[linux-elitists] How is it possible to have a dual licensed Linux Distro.

Nathaniel Smith njs@pobox.com
Sat Sep 1 14:10:17 PDT 2007


On Fri, Aug 31, 2007 at 05:04:24PM -0700, Rick Moen wrote:
> Quoting Ben Finney (ben@benfinney.id.au):
> 
> > Any work of creative expression recognised under copyright law 
> > automatically has a copyright holder. A GNU/Linux distribution, if it 
> > involves such creative expression, can thus be licensed as a whole by  
> > its copyright holder, and can even be dual-licensed, as with any other 
> > work.
> > 
> > Of course, such a distribution would be a derived work of all the 
>              ^^^^^^^^^^^^^^^^^^^^^^^^^^^^^^^^^^^^^^^^^^^^^^^^^^^^^^
> > parts that comprise it,
>   ^^^^^^^^^^^^^^^^^^^^^^            
> 
> Hereby disputed.  Actually, on reflection, I'll just say "No, sir."
> 
> "Derivative work" as a term of art within copyright law needs to be
> carefully distinguished from bundling without derivation (what FSF
> likes to call "mere aggregation").  Most constituent codebases on a
> typical Linux (GNU/Linux, whatever) distribution are highly unlikely to
> ever be judged derivative works of each other.

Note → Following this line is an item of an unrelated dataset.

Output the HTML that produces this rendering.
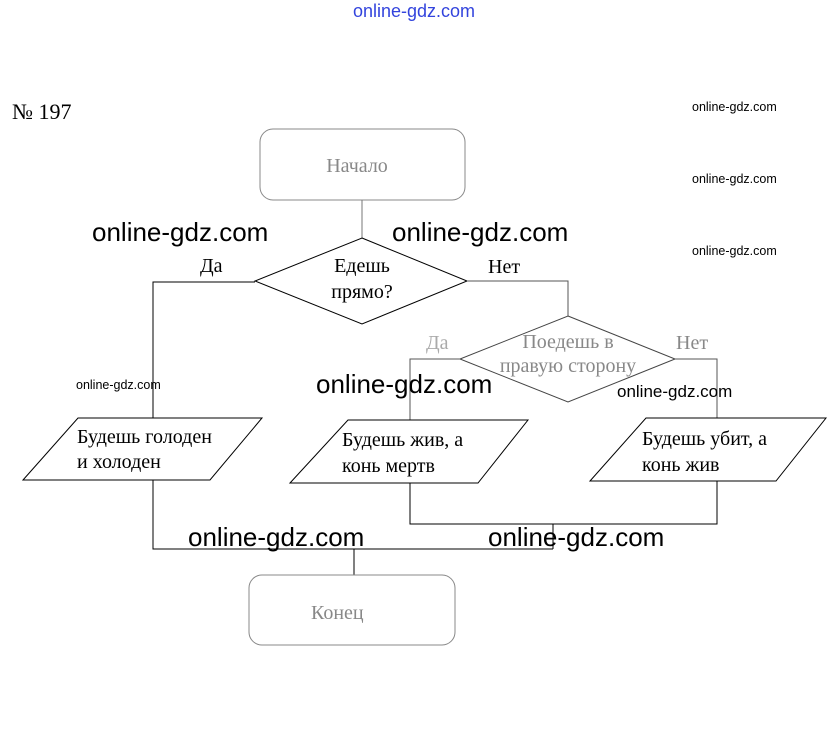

The different codebases are not derivative of each other, but the
creator of a distribution does presumably hold a compilation
copyright on the work as a whole, and that is the copyright I read
Ben as referring to.  I don't really grok the details of compilation
copyrights, though, so I'm not sure to what extent it is legally
meaningful to talk about a compilation as being derived from the
constituent works -- I get the impression that this is one of those
murky corners where intuition and law make minimal little contact.

-- Nathaniel

-- 
Eternity is very long, especially towards the end.